Touchés, mais pas coulés ?
C’est le ton que reprennent de concert les élus " socialistes " présents.
" Je ferai partie de ceux qui mettront de l’énergie pour inventer autre chose ", promet Johanna Rolland, la maire de Nantes.
« Évidemment que notre score ne nous satisfait pas, il est assez déprimant
. soupire Lamia El Aaraje, conseillère de Paris, ancienne députée.
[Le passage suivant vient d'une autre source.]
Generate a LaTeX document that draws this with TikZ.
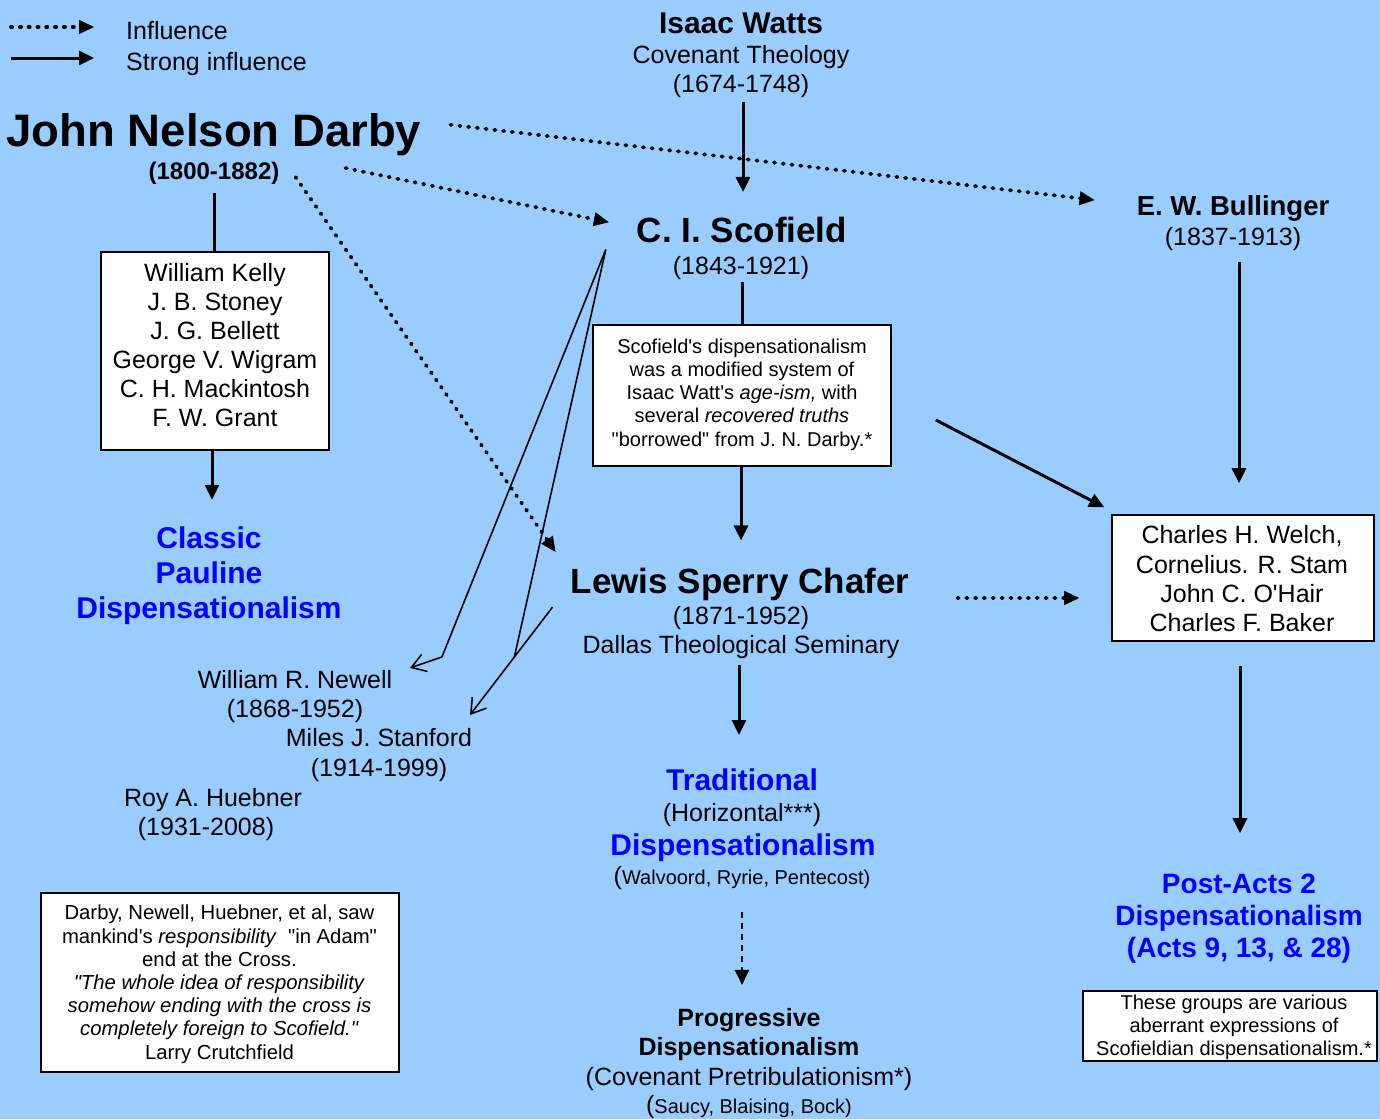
\documentclass[tikz,border=0pt]{standalone}
\usepackage{fontspec}
\setmainfont{Liberation Sans}[Ligatures=TeXOff]
\usetikzlibrary{arrows.meta,calc}
\definecolor{bgblue}{HTML}{99CCFF}
\definecolor{myblue}{HTML}{0000FF}
\newcommand{\myfs}[2]{\fontsize{#1}{#2}\selectfont}
\begin{document}
\begin{tikzpicture}[x=1pt,y=-1pt,
  lbl/.style={inner sep=0pt, align=center, font=\myfs{25}{29}},
  hd/.style={inner sep=0pt, anchor=base},
  bx/.style={draw=black, line width=1.6pt, fill=white, inner sep=0pt},
  strongline/.style={line width=3pt},
  strong/.style={line width=3pt, -{Triangle[length=15pt,width=14pt]}},
  infl/.style={line width=3.8pt, dash pattern=on 1.2pt off 7.6pt, line cap=round, -{Triangle[length=15pt,width=14pt,line width=1pt]}},
  thinline/.style={line width=1.6pt},
  thinarr/.style={line width=1.6pt, -{Straight Barb[length=14pt,width=18pt]}},
  dasharr/.style={line width=2pt, dash pattern=on 6pt off 5pt, -{Triangle[length=15pt,width=14pt]}}]
\fill[bgblue] (0,0) rectangle (1380,1119);
\useasboundingbox (0,0) rectangle (1380,1119);

% legend
\coordinate (l1s) at (11,27); \coordinate (l1e) at (94,27);
\coordinate (l2s) at (11,58); \coordinate (l2e) at (94,58);
\draw[infl] (l1s) -- (l1e);
\draw[strong] (l2s) -- (l2e);
\node[hd, anchor=base west, font=\myfs{25}{29}] (leg1) at (126,39) {Influence};
\node[hd, anchor=base west, font=\myfs{25}{29}] (leg2) at (126,70) {Strong influence};

% Darby
\node[hd, font=\myfs{45.5}{50}\bfseries] (darby) at (214,146) {John Nelson Darby};
\node[hd, font=\myfs{24}{28}\bfseries] (darbyd) at (214,179) {(1800-1882)};

% Watts
\node[hd, font=\myfs{30}{34}\bfseries] (watts) at (741,33) {Isaac Watts};
\node[lbl] (wattsd) at (741,72) {Covenant Theology\\(1674-1748)};

% Scofield
\node[hd, font=\myfs{35}{40}\bfseries] (scof) at (742,242) {C. I. Scofield};
\node[hd, font=\myfs{25}{29}] (scofd) at (741,274) {(1843-1921)};

% Bullinger
\node[hd, font=\myfs{27.5}{32}\bfseries] (bull) at (1233,215) {E. W. Bullinger};
\node[hd, font=\myfs{25}{29}] (bulld) at (1233,245) {(1837-1913)};

% Name box
\node[bx, minimum width=228pt, minimum height=198pt] (namebox) at (215,351) {};
\node[lbl] (names) at (215,345.5) {William Kelly\\J. B. Stoney\\J. G. Bellett\\George V. Wigram\\C. H. Mackintosh\\F. W. Grant};

% Classic
\node[lbl, font=\myfs{30}{35}\bfseries, text=myblue] (classic) at (209,576) {Classic\\Pauline\\Dispensationalism};

% Scofield box
\node[bx, minimum width=298pt, minimum height=141pt] (scofbox) at (742,395.5) {};
\node[lbl, font=\myfs{20}{23.3}] (scoftext) at (742,394.5) {Scofield's dispensationalism\\was a modified system of\\Isaac Watt's \textit{age-ism,} with\\several \textit{recovered truths}\\"borrowed" from J. N. Darby.*};

% Welch box
\node[bx, minimum width=262pt, minimum height=126pt] (welchbox) at (1243,578) {};
\node[lbl, font=\myfs{25}{29.3}] (welch) at (1242,578.9) {Charles H. Welch,\\Cornelius. R. Stam\\John C. O'Hair\\Charles F. Baker};

% Chafer
\node[hd, font=\myfs{35}{40}\bfseries] (chafer) at (740,593) {Lewis Sperry Chafer};
\node[lbl] (chaferd) at (741,633) {(1871-1952)\\Dallas Theological Seminary};

% Newell, Stanford, Huebner
\node[lbl] (newell) at (295,697) {William R. Newell\\(1868-1952)};
\node[lbl, font=\myfs{25}{30}] (stanford) at (379,755.5) {Miles J. Stanford\\(1914-1999)};
\node[hd, font=\myfs{25}{29}] (hueb) at (213,806) {Roy A. Huebner};
\node[hd, font=\myfs{25}{29}] (huebd) at (206,835) {(1931-2008)};

% Traditional
\node[hd, font=\myfs{30}{34}\bfseries, text=myblue] (trad) at (742,790) {Traditional};
\node[hd, font=\myfs{25}{29}] (horiz) at (742,821) {(Horizontal***)};
\node[hd, font=\myfs{30}{34}\bfseries, text=myblue] (tradd) at (743,855) {Dispensationalism};
\node[hd, font=\myfs{20}{24}] (walv) at (742,884) {{\myfs{25}{29}(}Walvoord, Ryrie, Pentecost)};

% Progressive
\node[lbl, font=\myfs{25}{29}\bfseries] (prog) at (749,1035) {Progressive\\Dispensationalism};
\node[hd, font=\myfs{25}{29}] (covpre) at (749,1085) {(Covenant Pretribulationism*)};
\node[hd, font=\myfs{20}{24}] (saucy) at (749,1113) {{\myfs{25}{29}(}Saucy, Blaising, Bock)};

% Post-Acts
\node[lbl, font=\myfs{28}{32}\bfseries, text=myblue] (postacts) at (1239,918.7) {Post-Acts 2\\Dispensationalism\\(Acts 9, 13, \& 28)};

% aberrant box
\node[bx, minimum width=294pt, minimum height=70pt] (aberbox) at (1230,1026) {};
\node[lbl, font=\myfs{20}{23}] (aber) at (1234,1027.8) {These groups are various\\aberrant expressions of\\Scofieldian dispensationalism.*};

% responsibility box
\node[bx, minimum width=358pt, minimum height=179pt] (respbox) at (220,982.5) {};
\node[lbl, font=\myfs{20.3}{23.2}] (resp) at (219.5,984.3) {Darby, Newell, Huebner, et al, saw\\mankind's \textit{responsibility}\ \ "in Adam"\\end at the Cross.\\\textit{"The whole idea of responsibility}\\\textit{somehow ending with the cross is}\\\textit{completely foreign to Scofield."}\\Larry Crutchfield};

% connectors
\draw[strongline] ([yshift=-9pt]darbyd.south) -- (darbyd.south |- namebox.north);
\draw[strong] ([xshift=-3pt]namebox.south) -- ([xshift=3pt,yshift=27pt]classic.north);
\draw[strong] ([xshift=2pt,yshift=-4pt]wattsd.south) -- ([xshift=1pt,yshift=24.5pt]scof.north);
\draw[strongline] ([xshift=1pt,yshift=-3pt]scofd.south) -- (scofbox.north);
\draw[strong] ([xshift=-1pt]scofbox.south) -- ([xshift=1pt,yshift=27pt]chafer.north);
\draw[strong] ([xshift=-2pt,yshift=-6pt]chaferd.south) -- ([xshift=-3pt,yshift=33pt]trad.north);
\draw[dasharr] ([yshift=-23pt]walv.south) -- ([xshift=-7pt,yshift=23.7pt]prog.north);
\draw[strong] ([xshift=6pt,yshift=-12pt]bulld.south) -- ([xshift=-4pt,yshift=31pt]welchbox.north);
\draw[strong] ([xshift=-3pt,yshift=-24pt]welchbox.south) -- ([xshift=1pt,yshift=40.6pt]postacts.north);
\draw[strong] ([shift={(44pt,-24.5pt)}]scofbox.east) -- ([shift={(-7pt,7pt)}]welchbox.north west);

\draw[infl] ([shift={(48pt,-14pt)}]chafer.east) -- ([shift={(-32pt,-20pt)}]welchbox.west);
\draw[infl] ([shift={(29pt,9.5pt)}]darby.east) -- ([shift={(-42pt,7.9pt)}]bull.west);
\draw[infl] ([shift={(66pt,4.7pt)}]darbyd.east) -- ([shift={(-28pt,7.25pt)}]scof.west);
\draw[infl] ([shift={(16pt,-4.3pt)}]darbyd.east) -- ([shift={(-15pt,32pt)}]chafer.west);

\coordinate (chs) at ([shift={(-18pt,-23.1pt)}]chafer.west);
\coordinate (che) at ([shift={(91pt,13.7pt)}]stanford.north);
\draw[thinarr] (chs) -- (che);
\draw[thinarr] ([shift={(-31pt,-7pt)}]scof.south west) -- ([shift={(49.5pt,13.7pt)}]newell.north east) -- ([shift={(17.5pt,2.7pt)}]newell.north east);
\draw[thinline] ([shift={(-31pt,-7pt)}]scof.south west) -- ($(chs)!0.463!(che)$);
\end{tikzpicture}
\end{document}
Mais on va travailler, on va reconstruire ".
" C’est une déception à laquelle on s’est préparé ", rejoint le " patron " des " socialistes " au Sénat Patrick Kanner, à la recherche de quoi se nourrir entre deux entretiens avec la presse.
LÉGISLATIVES ET MÉLENCHON
Mais les militants n’ont pas tous la même " langue de bois " que les " ténors " du parti.
" Les cadres doivent bouger, il faut de l’air, ouvrez les fenêtres ", s’emporte Anthony, militant depuis 18 ans au " PS " et qui fustige les " apparatchiks ".
" Il faut arrêter de se regarder le nombril, de se partager les postes en interne ", enchaîne-t-il.
Gaston, militant depuis 13 ans confie : « 2017 était plus dure, car on partait de plus haut, là on est parti bas. On savait que ça allait être difficile. »
Beaucoup sont en fait déjà passés à autre chose. Après le barrage à « l’extrême droite » qu’elle appelle de ses vœux, Carole Delga pense aux législatives pour porter à l’Assemblée " des élus qui seront des contre-pouvoirs ".
La présidente de la région Occitanie s’éclipse vite.
Un député discute " en off " avec deux journalistes. Il parle " union de la gauche ", mais sans " les Insoumis ". Comme lui, beaucoup tirent " à boulet rouge " sur Jean-Luc Mélenchon.
« Les " Insoumis " n’ont jamais manifesté l’envie de se rassembler », peste Lamia El Aaraje.
ENTRE-SOI ET FIN DE PARTIE
On tend l’oreille chez les quelques militants restants. L’une est une " fille de politicien ", l’un évoque un " stage en cabinet ", un autre est " candidat " aux législatives. Une jeune fille s’amuse : elle en est à sa onzième interview pour un média…
Un carton est laissé dans un coin, rempli de sacs en tissu à l’effigie d’Anne Hidalgo.
Les serveurs retirent les plats. Ça sent la fin de partie.
Accoudé au bar, un habitant du quartier observe la scène en sirotant sa bière.
« Je voulais voir à quoi ressemblent les derniers reliquats du " PS " », murmure Aimé qui se présente comme une " sorte de sociologue " qui a déposé le matin un bulletin " Insoumis " dans l’urne.
Le bonhomme intrigue.
" Quand je les vois s’exprimer, je ne vois que des éléments de langage , tacle l’ancien militant « d’extrême gauche ». Regardez-les, ils disent que ce n’est pas parce que leurs propositions sont mauvaises qu’ils ont perdu mais parce qu’ils n’ont pas réussi à les convaincre… "
Il est vrai que ça ne sentait pas franchement la remise en question chez les " socialistes ", ce soir.